**Aim of the exercise:** Reproduce the listing exactly, with no pictures in your copy.

****************************************

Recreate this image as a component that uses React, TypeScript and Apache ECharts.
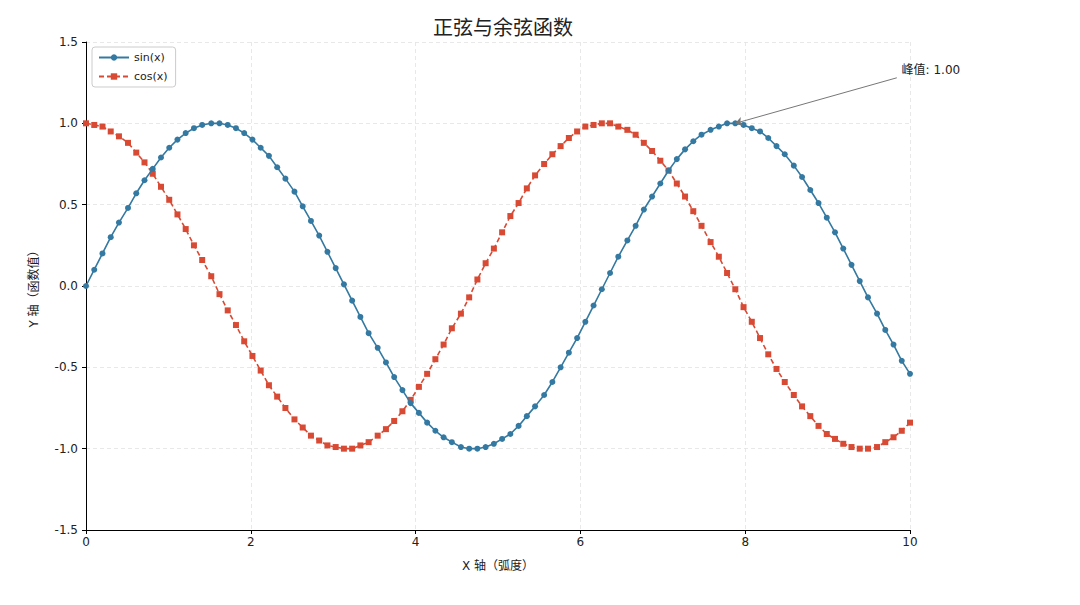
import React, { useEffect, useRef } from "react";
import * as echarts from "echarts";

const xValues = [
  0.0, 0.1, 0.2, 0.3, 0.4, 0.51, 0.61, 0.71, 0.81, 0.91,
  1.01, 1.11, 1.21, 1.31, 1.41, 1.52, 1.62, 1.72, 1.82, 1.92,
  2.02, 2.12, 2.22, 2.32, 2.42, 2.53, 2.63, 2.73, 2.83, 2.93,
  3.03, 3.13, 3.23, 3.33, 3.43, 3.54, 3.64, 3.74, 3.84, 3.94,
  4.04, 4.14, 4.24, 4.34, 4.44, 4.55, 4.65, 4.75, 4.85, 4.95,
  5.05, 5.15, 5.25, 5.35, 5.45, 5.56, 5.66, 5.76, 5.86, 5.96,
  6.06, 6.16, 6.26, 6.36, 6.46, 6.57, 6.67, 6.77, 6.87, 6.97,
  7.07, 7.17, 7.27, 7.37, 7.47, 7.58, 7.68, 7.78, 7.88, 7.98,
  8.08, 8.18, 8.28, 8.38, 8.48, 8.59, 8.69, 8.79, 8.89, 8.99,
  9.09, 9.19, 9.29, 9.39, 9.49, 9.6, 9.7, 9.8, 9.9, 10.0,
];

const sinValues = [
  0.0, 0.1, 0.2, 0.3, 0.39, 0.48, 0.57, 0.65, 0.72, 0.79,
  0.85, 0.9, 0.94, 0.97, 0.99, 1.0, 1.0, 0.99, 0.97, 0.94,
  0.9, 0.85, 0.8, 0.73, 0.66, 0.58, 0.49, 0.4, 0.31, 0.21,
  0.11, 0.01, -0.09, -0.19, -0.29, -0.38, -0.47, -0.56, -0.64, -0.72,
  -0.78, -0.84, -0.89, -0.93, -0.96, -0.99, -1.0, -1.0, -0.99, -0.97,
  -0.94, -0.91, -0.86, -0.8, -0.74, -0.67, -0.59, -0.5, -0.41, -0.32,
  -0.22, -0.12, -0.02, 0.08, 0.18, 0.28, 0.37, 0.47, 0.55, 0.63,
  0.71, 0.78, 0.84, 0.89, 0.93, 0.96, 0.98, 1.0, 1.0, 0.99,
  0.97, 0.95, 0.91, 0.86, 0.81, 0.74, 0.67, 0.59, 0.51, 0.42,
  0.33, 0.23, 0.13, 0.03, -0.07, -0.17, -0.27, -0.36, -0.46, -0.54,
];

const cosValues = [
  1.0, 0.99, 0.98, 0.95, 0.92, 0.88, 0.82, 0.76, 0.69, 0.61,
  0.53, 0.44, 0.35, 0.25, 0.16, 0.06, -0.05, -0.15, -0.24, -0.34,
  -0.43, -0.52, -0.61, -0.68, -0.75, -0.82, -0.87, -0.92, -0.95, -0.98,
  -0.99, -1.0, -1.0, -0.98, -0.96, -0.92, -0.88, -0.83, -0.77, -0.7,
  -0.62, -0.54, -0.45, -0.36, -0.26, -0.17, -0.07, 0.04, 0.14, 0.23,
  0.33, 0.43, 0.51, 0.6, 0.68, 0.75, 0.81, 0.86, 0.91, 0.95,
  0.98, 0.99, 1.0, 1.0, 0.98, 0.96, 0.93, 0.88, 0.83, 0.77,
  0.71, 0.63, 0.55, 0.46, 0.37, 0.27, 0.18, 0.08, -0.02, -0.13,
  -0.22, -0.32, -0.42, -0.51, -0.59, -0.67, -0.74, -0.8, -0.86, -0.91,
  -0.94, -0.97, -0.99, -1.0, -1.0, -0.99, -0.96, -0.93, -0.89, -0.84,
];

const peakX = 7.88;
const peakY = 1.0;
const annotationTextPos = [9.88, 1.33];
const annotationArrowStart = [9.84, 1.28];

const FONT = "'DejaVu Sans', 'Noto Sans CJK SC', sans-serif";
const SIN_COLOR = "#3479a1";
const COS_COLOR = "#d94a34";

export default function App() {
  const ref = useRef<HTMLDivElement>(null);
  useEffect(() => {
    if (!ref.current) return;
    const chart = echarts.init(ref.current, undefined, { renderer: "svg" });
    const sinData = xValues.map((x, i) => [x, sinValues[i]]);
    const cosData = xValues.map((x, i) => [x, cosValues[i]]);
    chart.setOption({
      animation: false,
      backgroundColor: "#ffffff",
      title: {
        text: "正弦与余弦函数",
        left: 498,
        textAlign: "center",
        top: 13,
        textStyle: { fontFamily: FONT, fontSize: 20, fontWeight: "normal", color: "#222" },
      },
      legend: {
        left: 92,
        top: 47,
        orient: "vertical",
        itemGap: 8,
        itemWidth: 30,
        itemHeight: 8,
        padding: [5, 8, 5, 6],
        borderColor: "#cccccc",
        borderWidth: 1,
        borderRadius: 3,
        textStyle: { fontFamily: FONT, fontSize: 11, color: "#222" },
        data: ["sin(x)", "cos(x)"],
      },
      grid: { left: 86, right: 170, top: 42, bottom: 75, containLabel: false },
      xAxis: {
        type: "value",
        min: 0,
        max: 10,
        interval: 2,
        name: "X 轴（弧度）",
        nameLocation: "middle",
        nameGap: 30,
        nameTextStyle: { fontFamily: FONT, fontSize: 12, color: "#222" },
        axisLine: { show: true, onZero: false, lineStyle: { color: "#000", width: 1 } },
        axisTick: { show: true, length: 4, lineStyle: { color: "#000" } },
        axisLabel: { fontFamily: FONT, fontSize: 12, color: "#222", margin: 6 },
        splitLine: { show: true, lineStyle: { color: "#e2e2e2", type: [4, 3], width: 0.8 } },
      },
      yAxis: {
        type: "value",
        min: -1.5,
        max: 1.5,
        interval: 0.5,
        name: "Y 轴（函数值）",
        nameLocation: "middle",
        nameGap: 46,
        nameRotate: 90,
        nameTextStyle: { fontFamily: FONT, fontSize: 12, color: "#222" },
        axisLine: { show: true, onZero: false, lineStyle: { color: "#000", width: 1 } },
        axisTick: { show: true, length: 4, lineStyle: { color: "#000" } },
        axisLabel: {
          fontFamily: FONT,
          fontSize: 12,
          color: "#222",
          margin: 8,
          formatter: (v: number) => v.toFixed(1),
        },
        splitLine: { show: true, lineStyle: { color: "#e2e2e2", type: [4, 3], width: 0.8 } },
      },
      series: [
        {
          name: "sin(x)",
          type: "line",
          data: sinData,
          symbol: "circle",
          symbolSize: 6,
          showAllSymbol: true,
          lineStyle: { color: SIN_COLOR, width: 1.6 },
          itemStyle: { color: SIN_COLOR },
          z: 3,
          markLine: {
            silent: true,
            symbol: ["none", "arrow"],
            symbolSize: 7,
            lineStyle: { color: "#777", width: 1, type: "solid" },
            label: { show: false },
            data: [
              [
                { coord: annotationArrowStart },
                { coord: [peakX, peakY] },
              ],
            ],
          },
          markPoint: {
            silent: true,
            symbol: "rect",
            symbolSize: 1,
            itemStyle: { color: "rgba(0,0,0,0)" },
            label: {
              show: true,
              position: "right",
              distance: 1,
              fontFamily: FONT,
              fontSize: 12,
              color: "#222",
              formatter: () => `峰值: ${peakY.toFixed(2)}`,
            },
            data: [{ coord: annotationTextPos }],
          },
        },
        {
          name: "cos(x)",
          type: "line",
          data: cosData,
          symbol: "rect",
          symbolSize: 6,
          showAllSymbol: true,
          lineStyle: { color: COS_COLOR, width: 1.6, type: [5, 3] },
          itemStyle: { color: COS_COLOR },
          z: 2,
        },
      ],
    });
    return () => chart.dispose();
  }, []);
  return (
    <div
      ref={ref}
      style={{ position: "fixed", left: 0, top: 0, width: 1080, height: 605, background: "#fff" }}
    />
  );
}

****************************************

**Output of the exercise:**
Recreate this image as a component that uses React, TypeScript and Apache ECharts.
import React, { useEffect, useRef } from "react";
import * as echarts from "echarts";

const xValues = [
  0.0, 0.1, 0.2, 0.3, 0.4, 0.51, 0.61, 0.71, 0.81, 0.91,
  1.01, 1.11, 1.21, 1.31, 1.41, 1.52, 1.62, 1.72, 1.82, 1.92,
  2.02, 2.12, 2.22, 2.32, 2.42, 2.53, 2.63, 2.73, 2.83, 2.93,
  3.03, 3.13, 3.23, 3.33, 3.43, 3.54, 3.64, 3.74, 3.84, 3.94,
  4.04, 4.14, 4.24, 4.34, 4.44, 4.55, 4.65, 4.75, 4.85, 4.95,
  5.05, 5.15, 5.25, 5.35, 5.45, 5.56, 5.66, 5.76, 5.86, 5.96,
  6.06, 6.16, 6.26, 6.36, 6.46, 6.57, 6.67, 6.77, 6.87, 6.97,
  7.07, 7.17, 7.27, 7.37, 7.47, 7.58, 7.68, 7.78, 7.88, 7.98,
  8.08, 8.18, 8.28, 8.38, 8.48, 8.59, 8.69, 8.79, 8.89, 8.99,
  9.09, 9.19, 9.29, 9.39, 9.49, 9.6, 9.7, 9.8, 9.9, 10.0,
];

const sinValues = [
  0.0, 0.1, 0.2, 0.3, 0.39, 0.48, 0.57, 0.65, 0.72, 0.79,
  0.85, 0.9, 0.94, 0.97, 0.99, 1.0, 1.0, 0.99, 0.97, 0.94,
  0.9, 0.85, 0.8, 0.73, 0.66, 0.58, 0.49, 0.4, 0.31, 0.21,
  0.11, 0.01, -0.09, -0.19, -0.29, -0.38, -0.47, -0.56, -0.64, -0.72,
  -0.78, -0.84, -0.89, -0.93, -0.96, -0.99, -1.0, -1.0, -0.99, -0.97,
  -0.94, -0.91, -0.86, -0.8, -0.74, -0.67, -0.59, -0.5, -0.41, -0.32,
  -0.22, -0.12, -0.02, 0.08, 0.18, 0.28, 0.37, 0.47, 0.55, 0.63,
  0.71, 0.78, 0.84, 0.89, 0.93, 0.96, 0.98, 1.0, 1.0, 0.99,
  0.97, 0.95, 0.91, 0.86, 0.81, 0.74, 0.67, 0.59, 0.51, 0.42,
  0.33, 0.23, 0.13, 0.03, -0.07, -0.17, -0.27, -0.36, -0.46, -0.54,
];

const cosValues = [
  1.0, 0.99, 0.98, 0.95, 0.92, 0.88, 0.82, 0.76, 0.69, 0.61,
  0.53, 0.44, 0.35, 0.25, 0.16, 0.06, -0.05, -0.15, -0.24, -0.34,
  -0.43, -0.52, -0.61, -0.68, -0.75, -0.82, -0.87, -0.92, -0.95, -0.98,
  -0.99, -1.0, -1.0, -0.98, -0.96, -0.92, -0.88, -0.83, -0.77, -0.7,
  -0.62, -0.54, -0.45, -0.36, -0.26, -0.17, -0.07, 0.04, 0.14, 0.23,
  0.33, 0.43, 0.51, 0.6, 0.68, 0.75, 0.81, 0.86, 0.91, 0.95,
  0.98, 0.99, 1.0, 1.0, 0.98, 0.96, 0.93, 0.88, 0.83, 0.77,
  0.71, 0.63, 0.55, 0.46, 0.37, 0.27, 0.18, 0.08, -0.02, -0.13,
  -0.22, -0.32, -0.42, -0.51, -0.59, -0.67, -0.74, -0.8, -0.86, -0.91,
  -0.94, -0.97, -0.99, -1.0, -1.0, -0.99, -0.96, -0.93, -0.89, -0.84,
];

const peakX = 7.88;
const peakY = 1.0;
const annotationTextPos = [9.88, 1.33];
const annotationArrowStart = [9.84, 1.28];

const FONT = "'DejaVu Sans', 'Noto Sans CJK SC', sans-serif";
const SIN_COLOR = "#3479a1";
const COS_COLOR = "#d94a34";

export default function App() {
  const ref = useRef<HTMLDivElement>(null);
  useEffect(() => {
    if (!ref.current) return;
    const chart = echarts.init(ref.current, undefined, { renderer: "svg" });
    const sinData = xValues.map((x, i) => [x, sinValues[i]]);
    const cosData = xValues.map((x, i) => [x, cosValues[i]]);
    chart.setOption({
      animation: false,
      backgroundColor: "#ffffff",
      title: {
        text: "正弦与余弦函数",
        left: 498,
        textAlign: "center",
        top: 13,
        textStyle: { fontFamily: FONT, fontSize: 20, fontWeight: "normal", color: "#222" },
      },
      legend: {
        left: 92,
        top: 47,
        orient: "vertical",
        itemGap: 8,
        itemWidth: 30,
        itemHeight: 8,
        padding: [5, 8, 5, 6],
        borderColor: "#cccccc",
        borderWidth: 1,
        borderRadius: 3,
        textStyle: { fontFamily: FONT, fontSize: 11, color: "#222" },
        data: ["sin(x)", "cos(x)"],
      },
      grid: { left: 86, right: 170, top: 42, bottom: 75, containLabel: false },
      xAxis: {
        type: "value",
        min: 0,
        max: 10,
        interval: 2,
        name: "X 轴（弧度）",
        nameLocation: "middle",
        nameGap: 30,
        nameTextStyle: { fontFamily: FONT, fontSize: 12, color: "#222" },
        axisLine: { show: true, onZero: false, lineStyle: { color: "#000", width: 1 } },
        axisTick: { show: true, length: 4, lineStyle: { color: "#000" } },
        axisLabel: { fontFamily: FONT, fontSize: 12, color: "#222", margin: 6 },
        splitLine: { show: true, lineStyle: { color: "#e2e2e2", type: [4, 3], width: 0.8 } },
      },
      yAxis: {
        type: "value",
        min: -1.5,
        max: 1.5,
        interval: 0.5,
        name: "Y 轴（函数值）",
        nameLocation: "middle",
        nameGap: 46,
        nameRotate: 90,
        nameTextStyle: { fontFamily: FONT, fontSize: 12, color: "#222" },
        axisLine: { show: true, onZero: false, lineStyle: { color: "#000", width: 1 } },
        axisTick: { show: true, length: 4, lineStyle: { color: "#000" } },
        axisLabel: {
          fontFamily: FONT,
          fontSize: 12,
          color: "#222",
          margin: 8,
          formatter: (v: number) => v.toFixed(1),
        },
        splitLine: { show: true, lineStyle: { color: "#e2e2e2", type: [4, 3], width: 0.8 } },
      },
      series: [
        {
          name: "sin(x)",
          type: "line",
          data: sinData,
          symbol: "circle",
          symbolSize: 6,
          showAllSymbol: true,
          lineStyle: { color: SIN_COLOR, width: 1.6 },
          itemStyle: { color: SIN_COLOR },
          z: 3,
          markLine: {
            silent: true,
            symbol: ["none", "arrow"],
            symbolSize: 7,
            lineStyle: { color: "#777", width: 1, type: "solid" },
            label: { show: false },
            data: [
              [
                { coord: annotationArrowStart },
                { coord: [peakX, peakY] },
              ],
            ],
          },
          markPoint: {
            silent: true,
            symbol: "rect",
            symbolSize: 1,
            itemStyle: { color: "rgba(0,0,0,0)" },
            label: {
              show: true,
              position: "right",
              distance: 1,
              fontFamily: FONT,
              fontSize: 12,
              color: "#222",
              formatter: () => `峰值: ${peakY.toFixed(2)}`,
            },
            data: [{ coord: annotationTextPos }],
          },
        },
        {
          name: "cos(x)",
          type: "line",
          data: cosData,
          symbol: "rect",
          symbolSize: 6,
          showAllSymbol: true,
          lineStyle: { color: COS_COLOR, width: 1.6, type: [5, 3] },
          itemStyle: { color: COS_COLOR },
          z: 2,
        },
      ],
    });
    return () => chart.dispose();
  }, []);
  return (
    <div
      ref={ref}
      style={{ position: "fixed", left: 0, top: 0, width: 1080, height: 605, background: "#fff" }}
    />
  );
}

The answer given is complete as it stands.